Mit Pole-Fitness baue man automatisch Kraft auf, man werde beweglicher, steigere seine Ausdauer und sein Selbstbewusstsein. «Es kommen ganz normale Frauen ins Studio, und nach ein paar Wochen Training schauen sie sich ganz anders im Spiegel an», sagt Güner. «Ihr Blick sagt dann: I'm sexy and I know it» (Ich bin sexy und ich weiss es). Die Unternehmerin ist überzeugt:
«Jeder kann mit Pole-Fitness anfangen und jeder kann dabei Fortschritte machen.»
Jeder? Auch Männer sind im Studio anzutreffen. Zwei sind bereits seit fünf Jahren dabei, einer ist 60 Jahre alt. Damit ist er aber nicht der Älteste.

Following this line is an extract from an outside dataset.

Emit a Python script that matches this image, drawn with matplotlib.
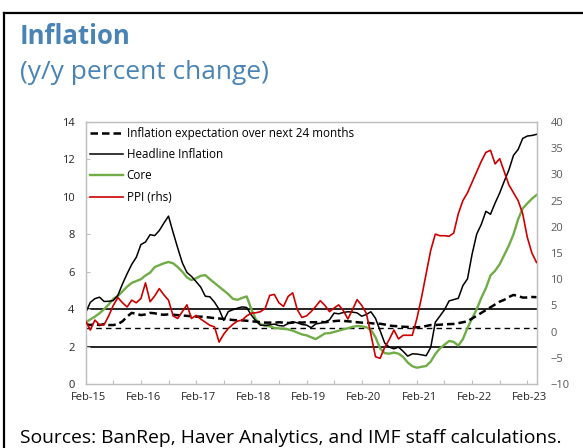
import matplotlib
matplotlib.use("Agg")
import matplotlib.pyplot as plt
from matplotlib.lines import Line2D
import numpy as np

# Monthly data Jan-15 .. Mar-23
headline = [3.82, 4.36, 4.56, 4.64, 4.41, 4.42, 4.46, 4.74, 5.35, 5.89, 6.39, 6.77,
            7.45, 7.59, 7.98, 7.93, 8.20, 8.60, 8.97, 8.10, 7.27, 6.48, 5.96, 5.75,
            5.47, 5.18, 4.69, 4.66, 4.37, 3.99, 3.40, 3.87, 3.97, 4.05, 4.12, 4.09,
            3.68, 3.37, 3.14, 3.13, 3.16, 3.20, 3.12, 3.10, 3.23, 3.33, 3.27, 3.18,
            3.15, 3.01, 3.21, 3.25, 3.31, 3.43, 3.79, 3.75, 3.82, 3.86, 3.84, 3.80,
            3.62, 3.72, 3.86, 3.51, 2.85, 2.19, 1.97, 1.88, 1.97, 1.75, 1.49, 1.61,
            1.60, 1.56, 1.51, 1.95, 3.30, 3.63, 3.97, 4.44, 4.51, 4.58, 5.26, 5.62,
            6.94, 8.01, 8.53, 9.23, 9.07, 9.67, 10.21, 10.84, 11.44, 12.22, 12.53, 13.12,
            13.25, 13.28, 13.34]

core = [3.30, 3.45, 3.60, 3.78, 4.00, 4.25, 4.55, 4.70, 4.95, 5.20, 5.40, 5.50,
        5.60, 5.80, 5.95, 6.25, 6.35, 6.45, 6.52, 6.45, 6.25, 6.00, 5.70, 5.55,
        5.65, 5.78, 5.82, 5.60, 5.40, 5.20, 5.00, 4.80, 4.55, 4.50, 4.60, 4.68,
        4.00, 3.45, 3.20, 3.12, 3.08, 3.00, 2.97, 2.95, 2.92, 2.85, 2.75, 2.65,
        2.60, 2.50, 2.40, 2.55, 2.70, 2.72, 2.78, 2.85, 2.92, 2.98, 3.05, 3.10,
        3.08, 3.03, 2.90, 2.50, 1.90, 1.65, 1.62, 1.68, 1.62, 1.45, 1.15, 0.95,
        0.87, 0.92, 0.96, 1.20, 1.60, 1.90, 2.10, 2.30, 2.25, 2.05, 2.40, 3.00,
        3.50, 4.00, 4.60, 5.12, 5.80, 6.05, 6.40, 6.90, 7.40, 8.00, 8.80, 9.38,
        9.65, 9.90, 10.10]

expectation = [3.20, 3.15, 3.20, 3.15, 3.20, 3.15, 3.15, 3.20, 3.35, 3.60, 3.80, 3.75,
               3.68, 3.72, 3.80, 3.78, 3.72, 3.70, 3.72, 3.70, 3.68, 3.66, 3.64, 3.62,
               3.60, 3.60, 3.58, 3.55, 3.52, 3.50, 3.48, 3.45, 3.42, 3.40, 3.40, 3.38,
               3.35, 3.33, 3.30, 3.28, 3.28, 3.27, 3.30, 3.28, 3.26, 3.28, 3.30, 3.28,
               3.30, 3.30, 3.30, 3.32, 3.30, 3.33, 3.36, 3.38, 3.37, 3.35, 3.33, 3.30,
               3.28, 3.28, 3.25, 3.22, 3.22, 3.18, 3.12, 3.10, 3.08, 3.06, 3.05, 3.03,
               3.03, 3.05, 3.10, 3.15, 3.15, 3.17, 3.18, 3.20, 3.21, 3.25, 3.30, 3.35,
               3.50, 3.65, 3.80, 3.95, 4.10, 4.25, 4.40, 4.50, 4.65, 4.76, 4.70, 4.62,
               4.62, 4.65, 4.64]

ppi = [2.0, 0.3, 2.2, 1.3, 1.3, 3.0, 5.0, 6.5, 5.5, 4.7, 6.0, 5.5,
       6.3, 9.3, 5.7, 6.8, 8.2, 7.0, 6.0, 3.0, 2.5, 3.8, 5.1, 2.5,
       3.1, 2.4, 1.8, 1.2, 0.9, -2.0, -0.5, 0.6, 1.4, 2.0, 2.2, 3.0,
       3.5, 3.6, 3.8, 4.4, 6.9, 7.1, 5.5, 4.8, 6.7, 7.4, 4.2, 2.7,
       3.0, 3.8, 4.8, 5.9, 5.0, 3.8, 4.5, 5.1, 4.0, 2.4, 4.2, 6.1,
       5.0, 3.5, -0.5, -4.8, -5.1, -3.0, -1.5, 0.3, -1.4, -0.7, -0.7, -0.7,
       2.5, 6.5, 11.0, 15.5, 18.6, 18.3, 18.3, 18.2, 18.8, 22.5, 25.0, 26.5,
       28.5, 30.5, 32.5, 34.2, 34.6, 32.0, 33.0, 30.5, 28.0, 26.5, 25.0, 22.5,
       18.0, 15.0, 13.2]

tick_labels = ["Feb-15", "Feb-16", "Feb-17", "Feb-18", "Feb-19",
               "Feb-20", "Feb-21", "Feb-22", "Feb-23"]
target_band = [2, 4]
target_mid = 3

FONT = ["Open Sans", "DejaVu Sans"]
plt.rcParams["font.family"] = FONT

fig = plt.figure(figsize=(5.83, 4.48), dpi=100)
W, H = 583, 448
ax = fig.add_axes([85.7 / W, (H - 384) / H, (536.5 - 85.7) / W, (384 - 122) / H])
ax2 = ax.twinx()

x = np.arange(len(headline))
GREEN = "#70AD47"
RED = "#CC0000"

for v in target_band:
    ax.axhline(v, color="black", lw=1.2, zorder=1)
ax.axhline(target_mid, color="black", lw=1.0, ls=(0, (4, 3)), zorder=1)

ax.plot(x, core, color=GREEN, lw=1.7, zorder=2)
ax.plot(x, headline, color="black", lw=1.1, zorder=3)
ax.plot(x, expectation, color="black", lw=1.8, ls=(0, (3, 1.6)), zorder=4)
ax2.plot(x, ppi, color=RED, lw=1.2, zorder=5)

ax.set_xlim(0, len(headline) - 1)
ax.set_ylim(0, 14)
ax.set_yticks(range(0, 15, 2))
ax2.set_ylim(-10, 40)
ax2.set_yticks(range(-10, 41, 5))

ax.set_xticks([0.5 + 12 * k for k in range(len(tick_labels))])
ax.set_xticklabels(tick_labels)
ax.set_xticks(np.arange(0, len(headline), 6), minor=True)
ax.tick_params(axis="x", which="major", length=0, pad=6, labelsize=8, colors="#262626")
ax.tick_params(axis="x", which="minor", length=3, direction="in", color="#BFBFBF", width=0.8)
ax.tick_params(axis="y", length=3, direction="in", color="#BFBFBF", width=0.8,
               labelsize=8, pad=8)
for lab in ax.get_yticklabels():
    lab.set_color("#262626")
ax2.tick_params(axis="y", length=0, labelsize=8, pad=10, labelcolor="#595959")

for a in (ax, ax2):
    for s in a.spines.values():
        s.set_color("#BFBFBF")
        s.set_linewidth(0.9)

handles = [
    Line2D([], [], color="black", lw=1.8, ls=(0, (3, 1.6))),
    Line2D([], [], color="black", lw=1.1),
    Line2D([], [], color=GREEN, lw=1.7),
    Line2D([], [], color=RED, lw=1.2),
]
labels = ["Inflation expectation over next 24 months", "Headline Inflation",
          "Core", "PPI (rhs)"]
leg = ax.legend(handles, labels, loc="upper left", bbox_to_anchor=(0.0, 1.0),
                frameon=False, fontsize=8.4, handlelength=2.8, handletextpad=0.3,
                labelspacing=0.72, borderaxespad=0.0)
leg.set_zorder(10)

BLUE = "#4A84B4"
fig.text(20 / W, 1 - 44 / H, "Inflation", fontsize=18.5, fontweight="bold",
         color=BLUE, ha="left", va="baseline")
fig.text(20 / W, 1 - 79 / H, "(y/y percent change)", fontsize=19,
         color=BLUE, ha="left", va="baseline")
fig.text(20 / W, 1 - 443 / H, "Sources: BanRep, Haver Analytics, and IMF staff calculations.",
         fontsize=13.9, color="black", ha="left", va="baseline")

# outer frame: top and left edges
fig.add_artist(Line2D([4 / W, 4 / W], [0, 1 - 13 / H], color="black", lw=1.6,
                      transform=fig.transFigure))
fig.add_artist(Line2D([4 / W, 582 / W], [1 - 13 / H, 1 - 13 / H], color="black", lw=1.6,
                      transform=fig.transFigure))

fig.savefig("out.png", dpi=100)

Eine der insgesamt 150 Schülerinnen und Schüler ist über 60 Jahre alt und betreibt Pole-Fitness erst seit fünf Jahren. In Yevgeniya Güners Stimme schwingt Stolz mit: «Ihre Entwicklung zu sehen, ist super. Sie hat jetzt viel Kraft und ist sehr beweglich.»
Auch für Yevgeniya Güner hatte die Coronapandemie Folgen und brachte eine gewisse Unsicherheit mit sich. «Ich habe mir gedacht, okay, wir überstehen das, ich habe vorgesorgt», sagt sie. Nach sechs Wochen waren aber die Gelder auf den Firmenkonten allmählich ausgeschöpft. Sie meldete sich für Kurzarbeit an, bekam zuerst aber nur wenig Unterstützung.
Irgendwann musste sie auf ihre Sparkonten zugreifen. «YS Pole ist mein Baby. Es war keine Frage, dass ich auf meine Ersparnisse zurückgreife», sagt Güner. Ihr war wichtig, dass sie das mit ihrem Unternehmen überlebt. Um den Lockdown und die fehlenden Einnahmen zu überbrücken, bildete sie sich zusätzlich zur Masseurin und zum Mental Coach weiter.
Ihren Standort in Brugg wird sie dennoch auf Ende 2022 schliessen müssen, da die Anfragen zurückgingen. «So kann ich mich mehr auf Baden konzentrieren und neue Sachen ausprobieren», sagt sie. Güner ist voller Ideen und schmiedet bereits Pläne für die Zukunft. «Ich habe viel Energie und Potenzial. Es gibt noch vieles, das ich machen möchte», sagt Güner.
Ihr Kursangebot ist jetzt schon breit: Es reicht von Pole-Fitness, Pole-Heels, Twerk, Chair-Lap-Dance bis hin zu Stretching und Kinder Pole-Kursen. Im Pole-Heels wird mit ganz hohen Schuhen an der Stange getanzt. In Baden bietet sie auch regelmässig verschiedene Workshops an.